History repeated itself between 1991 and 2002 when Algeria was torn apart by the struggle between the FLN and Islamist rebels. Torture, disappearances and village massacres were again resumed. France quietly supported a dictatorship whose military leaders were suspected of salting away millions of dollars in Swiss banks. Back from fighting Soviet troops in Afghanistan, Algerian jihadists joined the rebels in the mountains, killing some of the few remaining French citizens, or went to fight for the so-called caliphate like Coulibaly. All Muslims, not just fanatics like them, would have found the Charlie Hebdo cartoons as offensive as earlier material in Danish and German publications.

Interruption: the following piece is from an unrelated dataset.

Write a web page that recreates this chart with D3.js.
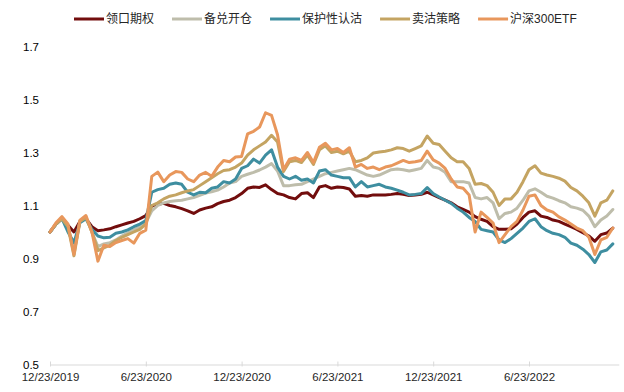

They couldn't accept it as impartial "fun", certainly not after reports that Charlie Hebdo sacked a journalist for anti-Semitism.

What of the future? Nearly four million people grieved for the dead and celebrated the fundamental principles on which the French republic - indeed, any liberal modern state - is founded. Slogans like " Je suis Charlie" (I am Charlie), "I am Ahmed" (the Muslim police officer who died during the Charlie Hebdo attack), "I am Muslim", "I am Jewish", "I am Black" and "I am a cop" vigorously reaffirmed diversity. But there is little reason for hoping that Islamophobia, anti-Semitism and racism have been exorcized for all time. The politicians whose staginess transformed Paris into "the capital of the world" should know there is no such thing as a final solution in the continuum of history. They should know, too, that the Jew's ability now to shape his destiny threatens the peace as dangerously as Islamist murderousness.

There is no quick solution to either challenge. But a start can be made by removing a major grievance. A sovereign Palestinian republic free of Jewish settlements won't immediately vanquish al-Qaida and the "Islamic State of Iraq and greater Syria". But Muslim anger will not even begin to be assuaged unless an independent Palestinian homeland is conceded.